Worksheet Chapter 5, Part 1

Worksheet Chapter 5, Part 1#

Topics#

This section focuses on Chapter 5.1 Beck

This notebook covers:

Pure Newton’s method
quadratic local convergence of Newton’s method

%matplotlib inline
import matplotlib.pylab as plt
import numpy as np

Code from Last Time#

Before we get started, I’m going to copy in the code previous classes so that we can use it here.

# Backtracking line search function

def step_size_backtrack(f, g, x_k,s=2, alpha=1/4, beta = 0.5):
    """A function to compute the step size using backtracking line search.
    Args:
        f : The objective function. Note this should be a function of some input vector x.
        g : The gradient of the objective function. Again this should be a function of some input vector x.
        x_k : Current point
        s : Initial step size (default is 2)
        alpha : Parameter for backtracking (default is 1/4)
        beta : Step size reduction factor in backtracking (default is 0.5)

    Returns:
        t : The step size found using backtracking line search
    """

    t = s
    
    fun_val = f(x_k)
    grad_x = g(x_k)
    
    while fun_val - f(x_k - t * grad_x) < alpha*t*np.linalg.norm(grad_x)**2:   
        t = beta * t

    return t

def gradient_method_backtrack(f, g, x0, epsilon, s=2, alpha=1/4, beta=0.5, max_iter = 100):
    """A function to minimize x^t A x + 2 b^t x using the gradient method with backtracking line search.

    Args:
        f : The objective function. Note this should be a function of some input vector x.
        g : The gradient of the objective function.
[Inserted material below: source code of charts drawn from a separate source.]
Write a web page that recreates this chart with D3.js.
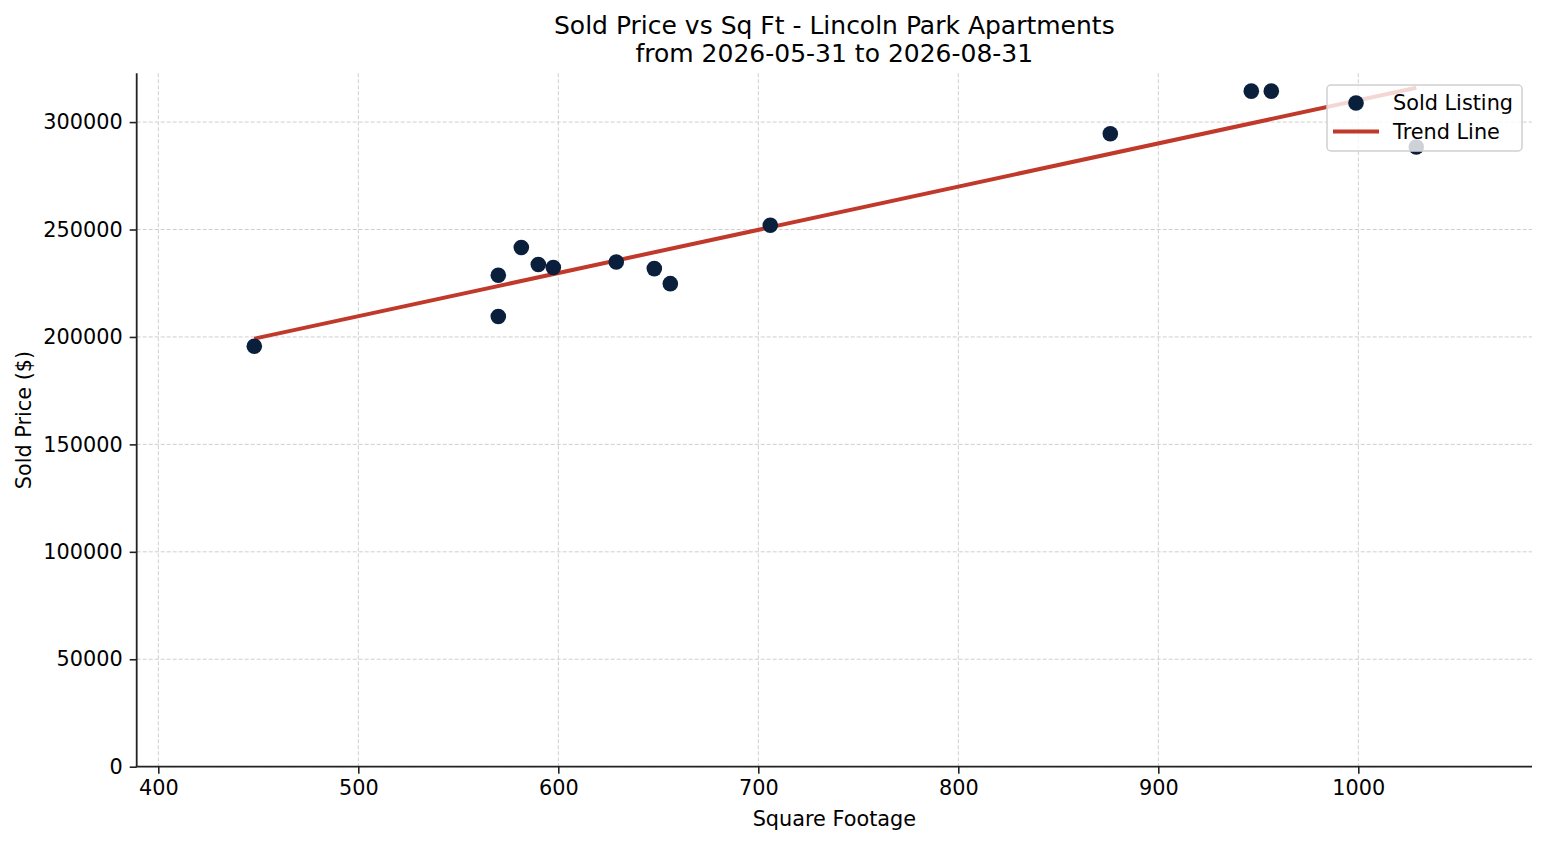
<!DOCTYPE html>
<html>
<head>
<meta charset="utf-8">
<script src="https://cdn.jsdelivr.net/npm/d3@7"></script>
<style>
  html, body { margin: 0; padding: 0; background: #fff; }
  svg { display: block; font-family: "DejaVu Sans", sans-serif; }
</style>
</head>
<body>
<svg id="chart" width="1547" height="845"></svg>
<script>
// ---- data ----
const sqft = [448, 570, 570, 581.5, 590, 597.5, 629, 648, 656, 706, 876, 946.5, 956.5, 1029];
const soldPrice = [195700, 209500, 228700, 241600, 233700, 232300, 234900, 231800, 224800, 252000, 294600, 314400, 314400, 288400];
const trendX = [448, 1029];
const trendY = [199200, 316000];
const xTicks = [400, 500, 600, 700, 800, 900, 1000];
const yTicks = [0, 50000, 100000, 150000, 200000, 250000, 300000];
const titleLines = ["Sold Price vs Sq Ft - Lincoln Park Apartments", "from 2026-05-31 to 2026-08-31"];
const xLabel = "Square Footage";
const yLabel = "Sold Price ($)";
const legendLabels = ["Sold Listing", "Trend Line"];

// ---- layout ----
const W = 1547, H = 845;
const mLeft = 136.7, mRight = 1532, mTop = 73.3, mBottom = 766.7;
const pointColor = "#0a1f3c", trendColor = "#c0392b";
const fs = 20.8, titleFs = 25;

const svg = d3.select("#chart");
svg.append("rect").attr("width", W).attr("height", H).attr("fill", "#fff");

const x = d3.scaleLinear().domain([389.2, 1086.85]).range([mLeft, mRight]);
const y = d3.scaleLinear().domain([0, 322700]).range([mBottom, mTop]);

// grid
const grid = svg.append("g");
grid.selectAll("line.gx").data(xTicks).enter().append("line")
  .attr("x1", d => x(d)).attr("x2", d => x(d)).attr("y1", mTop).attr("y2", mBottom)
  .attr("stroke", "#cfcfcf").attr("stroke-width", 1).attr("stroke-dasharray", "4,2");
grid.selectAll("line.gy").data(yTicks).enter().append("line")
  .attr("x1", mLeft).attr("x2", mRight).attr("y1", d => y(d)).attr("y2", d => y(d))
  .attr("stroke", "#cfcfcf").attr("stroke-width", 1).attr("stroke-dasharray", "4,2");

// axes
const xAxis = svg.append("g").attr("transform", `translate(0,${mBottom})`)
  .call(d3.axisBottom(x).tickValues(xTicks).tickFormat(d3.format("d")).tickSize(7).tickPadding(6));
const yAxis = svg.append("g").attr("transform", `translate(${mLeft},0)`)
  .call(d3.axisLeft(y).tickValues(yTicks).tickFormat(d3.format("d")).tickSize(7).tickPadding(7));
[xAxis, yAxis].forEach(a => {
  a.select(".domain").remove();
  a.selectAll(".tick line").attr("stroke", "#222").attr("stroke-width", 1.6);
  a.selectAll(".tick text").attr("fill", "#000").attr("font-size", fs)
    .attr("font-family", "DejaVu Sans, sans-serif");
});
xAxis.selectAll(".tick text").attr("dy", "0.75em");
// spines
svg.append("line").attr("x1", mLeft).attr("x2", mLeft).attr("y1", mTop).attr("y2", mBottom)
  .attr("stroke", "#222").attr("stroke-width", 1.8);
svg.append("line").attr("x1", mLeft - 0.9).attr("x2", mRight).attr("y1", mBottom).attr("y2", mBottom)
  .attr("stroke", "#222").attr("stroke-width", 1.8);

// trend line
const line = d3.line().x(d => x(d[0])).y(d => y(d[1]));
svg.append("path").datum(trendX.map((v, i) => [v, trendY[i]]))
  .attr("d", line).attr("fill", "none").attr("stroke", trendColor).attr("stroke-width", 4);

// points
svg.append("g").selectAll("circle").data(sqft.map((v, i) => [v, soldPrice[i]])).enter()
  .append("circle").attr("cx", d => x(d[0])).attr("cy", d => y(d[1])).attr("r", 7.8)
  .attr("fill", pointColor);

// title
svg.append("g").selectAll("text").data(titleLines).enter().append("text")
  .attr("x", (mLeft + mRight) / 2).attr("y", (d, i) => 34 + i * 28)
  .attr("text-anchor", "middle").attr("font-size", titleFs).attr("fill", "#000").text(d => d);

// axis labels
svg.append("text").attr("x", (mLeft + mRight) / 2).attr("y", 826)
  .attr("text-anchor", "middle").attr("font-size", fs).attr("fill", "#000").text(xLabel);
svg.append("text").attr("transform", `translate(31,${(mTop + mBottom) / 2}) rotate(-90)`)
  .attr("text-anchor", "middle").attr("font-size", fs).attr("fill", "#000").text(yLabel);

// legend
const lg = svg.append("g");
lg.append("rect").attr("x", 1327).attr("y", 85).attr("width", 195).attr("height", 66)
  .attr("rx", 4).attr("fill", "#fff").attr("fill-opacity", 0.8)
  .attr("stroke", "#d0d0d0").attr("stroke-width", 1.5);
lg.append("circle").attr("cx", 1356).attr("cy", 103).attr("r", 7.8).attr("fill", pointColor);
lg.append("line").attr("x1", 1333).attr("x2", 1379).attr("y1", 131.5).attr("y2", 131.5)
  .attr("stroke", trendColor).attr("stroke-width", 4);
lg.selectAll("text").data(legendLabels).enter().append("text")
  .attr("x", 1393).attr("y", (d, i) => 109.5 + i * 29)
  .attr("font-size", fs).attr("fill", "#000").text(d => d);
</script>
</body>
</html>
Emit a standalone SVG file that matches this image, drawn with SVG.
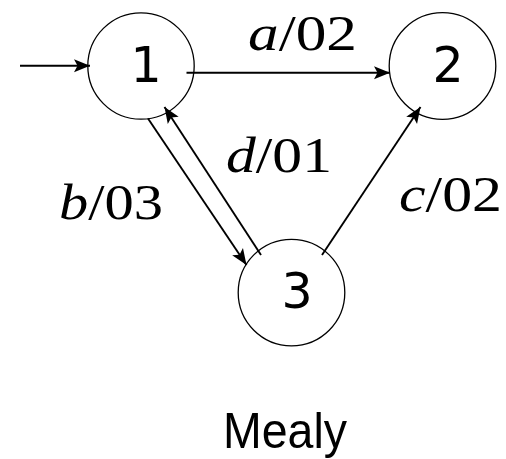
<svg xmlns="http://www.w3.org/2000/svg" width="506" height="459" viewBox="0 0 506 459">
<style>
.node circle{fill:none;stroke:#000;stroke-width:1.3}
.num{font-family:"DejaVu Sans","Liberation Sans",sans-serif;font-size:49px;text-anchor:middle;fill:#000}
.edge{stroke:#000;stroke-width:1.9;fill:none;marker-end:url(#arr)}
.lbl{font-family:"Liberation Serif","DejaVu Serif",serif;font-size:50px;fill:#000}
.lbl .v{font-style:italic}
.title{font-family:"Liberation Sans","DejaVu Sans",sans-serif;font-size:50px;fill:#000}
</style>
<defs>
<marker id="arr" markerUnits="userSpaceOnUse" markerWidth="20" markerHeight="16" viewBox="-18 -8 20 16" refX="0" refY="0" orient="auto">
<path d="M0,0 L-16,-6.5 L-12.5,0 L-16,6.5 Z" fill="#000"/>
</marker>
</defs>
<g id="connectors">
<line class="edge" x1="20" y1="65.7" x2="90" y2="65.7"/>
<line class="edge" x1="186.5" y1="72.7" x2="390" y2="72.7"/>
<line class="edge" x1="148" y1="118.5" x2="246.5" y2="265"/>
<line class="edge" x1="261" y1="255" x2="164.5" y2="107"/>
<line class="edge" x1="322" y1="255" x2="420.5" y2="107"/>
</g>
<g id="labels">
<text class="lbl" x="248" y="50" textLength="109" lengthAdjust="spacingAndGlyphs"><tspan class="v">a</tspan>/02</text>
<text class="lbl" x="226" y="172" textLength="106" lengthAdjust="spacingAndGlyphs"><tspan class="v">d</tspan>/01</text>
<text class="lbl" x="59" y="219" textLength="104" lengthAdjust="spacingAndGlyphs"><tspan class="v">b</tspan>/03</text>
<text class="lbl" x="399" y="211" textLength="103" lengthAdjust="spacingAndGlyphs"><tspan class="v">c</tspan>/02</text>
</g>
<g id="node1" class="node">
<circle cx="141" cy="66" r="53.2"/>
<text class="num" x="146" y="81.7">1</text>
</g>
<g id="node2" class="node">
<circle cx="442.5" cy="66" r="53.3"/>
<text class="num" x="448" y="81.7">2</text>
</g>
<g id="node3" class="node">
<circle cx="291.5" cy="292.6" r="53.3"/>
<text class="num" x="297" y="307.7">3</text>
</g>
<text class="title" x="223" y="448" textLength="124" lengthAdjust="spacingAndGlyphs">Mealy</text>
</svg>
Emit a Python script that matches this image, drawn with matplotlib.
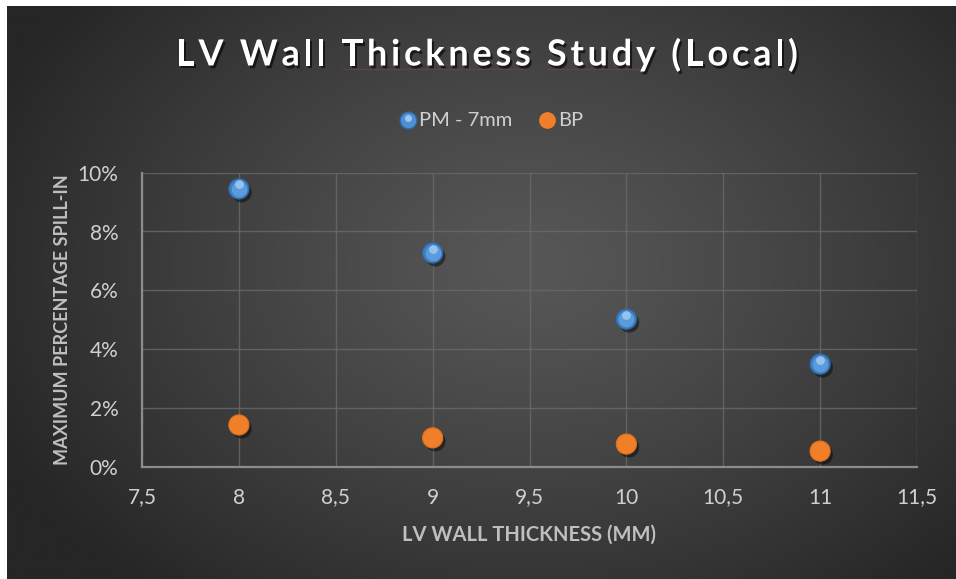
import numpy as np
import matplotlib
matplotlib.use("Agg")
import matplotlib.pyplot as plt
import matplotlib.patheffects as pe
from matplotlib.lines import Line2D
from matplotlib.ticker import FuncFormatter, MultipleLocator

# Data
thickness = [8, 9, 10, 11]
pm_7mm = [0.0945, 0.0727, 0.0502, 0.0349]
bp = [0.0142, 0.0098, 0.0077, 0.0053]
series_names = ["PM - 7mm", "BP"]
title = "LV Wall Thickness Study (Local)"
x_label = "LV WALL THICKNESS (MM)"
y_label = "MAXIMUM PERCENTAGE SPILL-IN"

W, H, DPI = 956, 579, 100
plt.rcParams["font.family"] = ["Lato", "DejaVu Sans"]
fig = plt.figure(figsize=(W / DPI, H / DPI), dpi=DPI, facecolor="white")
renderer = fig.canvas.get_renderer()

# Dark radial-gradient chart background
left_px, top_px = 7, 6
bg = fig.add_axes([left_px / W, 0, 1 - left_px / W, 1 - top_px / H])
bg.set_axis_off()
ny, nx = 300, 500
yy, xx = np.mgrid[0:ny, 0:nx]
cx, cy = nx * 0.55, ny * 0.45
r = np.sqrt(((xx - cx) / (nx * 0.62)) ** 2 + ((yy - cy) / (ny * 0.75)) ** 2)
r = np.clip(r, 0, 1)
inner, outer = 0x57 / 255, 0x26 / 255
val = inner + (outer - inner) * r ** 1.2
bg.imshow(np.dstack([val, val, val]), aspect="auto", extent=[0, 1, 0, 1], interpolation="bilinear")
bg.set_xlim(0, 1)
bg.set_ylim(0, 1)

# Plot area
x0, x1 = 142, 917
y0, y1 = 172.7, 466.7
ax = fig.add_axes([x0 / W, 1 - y1 / H, (x1 - x0) / W, (y1 - y0) / H])
ax.patch.set_alpha(0)
ax.set_xlim(7.5, 11.5)
ax.set_ylim(0, 0.10)
ax.xaxis.set_major_locator(MultipleLocator(0.5))
ax.yaxis.set_major_locator(MultipleLocator(0.02))
ax.xaxis.set_major_formatter(FuncFormatter(lambda v, p: (f"{v:g}").replace(".", ",")))
ax.yaxis.set_major_formatter(FuncFormatter(lambda v, p: f"{v * 100:.0f}%"))
ax.grid(True, color="#6a6a6a", lw=1.0, alpha=0.8)
ax.set_axisbelow(True)
for s in ["top", "right"]:
    ax.spines[s].set_visible(False)
for s in ["left", "bottom"]:
    ax.spines[s].set_color("#8c8c8c")
    ax.spines[s].set_linewidth(1.6)
ax.tick_params(length=0, colors="#d0d0d0", labelsize=15)
ax.tick_params(axis="y", pad=17)
ax.tick_params(axis="x", pad=15)

shadow = [pe.withSimplePatchShadow(offset=(2, -2.5), shadow_rgbFace="black", alpha=0.45)]

# Blue glossy spheres
ax.scatter(thickness, pm_7mm, s=210, color="#3f7fc4", edgecolors="#2d6aa8", linewidths=0.8,
           zorder=3, path_effects=shadow)
ax.scatter(thickness, pm_7mm, s=125, color="#5b9bdc", linewidths=0, zorder=4)
ax.scatter(thickness, [v + 0.0015 for v in pm_7mm], s=40, color="#9cc8f0", linewidths=0, zorder=5, alpha=0.9)

# Orange points
ax.scatter(thickness, bp, s=210, color="#f07f2a", edgecolors="#e0701c", linewidths=0.8, zorder=3,
           path_effects=shadow)

# Axis titles
ax.set_xlabel(x_label, color="#bfbfbf", fontsize=14.5, fontweight="bold", labelpad=12)
ax.set_ylabel(y_label, color="#bfbfbf", fontsize=13, fontweight="bold", labelpad=5)


def tracked_text(s, x_left, y_center, target_width, **kw):
    """Draw a string left to right with extra letter spacing to fill target_width (pixels)."""
    probe = fig.text(0, 0, s, **kw)
    natural = probe.get_window_extent(renderer).width
    probe.remove()
    extra = (target_width - natural) / max(len(s) - 1, 1)
    positions = []
    for i, ch in enumerate(s + "|"):
        if i == 0:
            pre = 0.0
        else:
            p = fig.text(0, 0, s[:i] + "|", **kw)
            q = fig.text(0, 0, "|", **kw)
            pre = p.get_window_extent(renderer).width - q.get_window_extent(renderer).width
            p.remove()
            q.remove()
        xp = x_left + pre + i * extra
        positions.append(xp)
        if i < len(s) and ch != " ":
            fig.text(xp / W, 1 - y_center / H, ch, ha="left", va="center", **kw)
    return positions


# Chart title
title_kw = dict(color="white", fontsize=26, fontweight="bold",
                path_effects=[pe.withSimplePatchShadow(offset=(1.5, -2), shadow_rgbFace="black", alpha=0.6)])
pos = tracked_text(title, 176, 55, 622, **title_kw)

# Faint spell-check style underline below two title words
for word in ["Thickness", "Study"]:
    i0 = title.index(word)
    i1 = i0 + len(word)
    xa = pos[i0]
    xb = pos[i1] - 10
    fig.add_artist(Line2D([xa / W, xb / W], [1 - 69 / H, 1 - 69 / H], color="#a04040",
                          lw=0.6, alpha=0.55, transform=fig.transFigure))

# Legend
leg_y = 1 - 120 / H
mk = Line2D([408 / W], [leg_y], marker="o", markersize=12, color="#4f8fd4",
            markeredgecolor="#2d6aa8", transform=fig.transFigure, linestyle="none")
fig.add_artist(mk)
fig.add_artist(Line2D([408 / W], [leg_y + 2 / H], marker="o", markersize=5, color="#9cc8f0",
                      markeredgewidth=0, transform=fig.transFigure, linestyle="none"))
fig.text(419 / W, leg_y, series_names[0], ha="left", va="center", color="#d0d0d0", fontsize=14.5)
mk2 = Line2D([547 / W], [leg_y], marker="o", markersize=11, color="#f07f2a",
             markeredgecolor="#f07f2a", transform=fig.transFigure, linestyle="none")
fig.add_artist(mk2)
fig.text(558 / W, leg_y, series_names[1], ha="left", va="center", color="#d0d0d0", fontsize=14.5)

fig.savefig("out.png", dpi=DPI, facecolor="white")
Again this should be a function of some input vector x. 
        x0 : Initial guess for the solution
        epsilon : Tolerance for the stopping criterion
        max_iter : Maximum number of iterations to perform (default is 100)
        s : Initial step size for backtracking line search (default is 2)
        alpha : Parameter for backtracking (default is 1/4)
        beta : Step size reduction factor in backtracking (default is 0.5)

    Returns:
        x : The vector of inputs that minimizes the objective function
        fun_val : The value of the objective function at the minimum
        x_all : A list of all iterates generated during the optimization
    """
    # Start with initial guess
    x_k = x0
    f_k = f(x_k)  # Initial function value
    
    # Store all iterates (the x_k's used)
    x_all = [x0]
    
    # Keep a counter for how many iterations
    ite = 0 
    grad_k = g(x_k)
    while np.linalg.norm(grad_k) > epsilon and ite < max_iter:
    
        grad_k = g(x_k)
        t_k = step_size_backtrack(f, g, x_k, s, alpha, beta) #<----
        d_k = -grad_k
        
        # Update x_k to the next x_k (x_{k+1} in the notation above)
        x_k = x_k + t_k * d_k
        
        # Compute the function value at the new iterate
        f_k = f(x_k)  
        
        # Append the new iterate to the list
        x_all.append(x_k)       

        ite = ite + 1
        if ite >= max_iter:
            print("Maximum number of iterations reached.")
            break
    
    x_soln = x_k
    f_soln = f_k 
    
    return x_soln, f_soln, x_all

#------
# Example usage for last class's function, x^2 + 2y^2
#------

def f(x):
    return x[0]**2 + 2 * x[1]**2

def g(x):
    return np.array([2*x[0], 4*x[1]])

x0 = np.array([1.0, 1.0])
epsilon = 1e-6

x_soln, f_soln, x_all = gradient_method_backtrack(f, g, x0, epsilon, s=2, alpha=1/4, beta=0.5, max_iter = 100)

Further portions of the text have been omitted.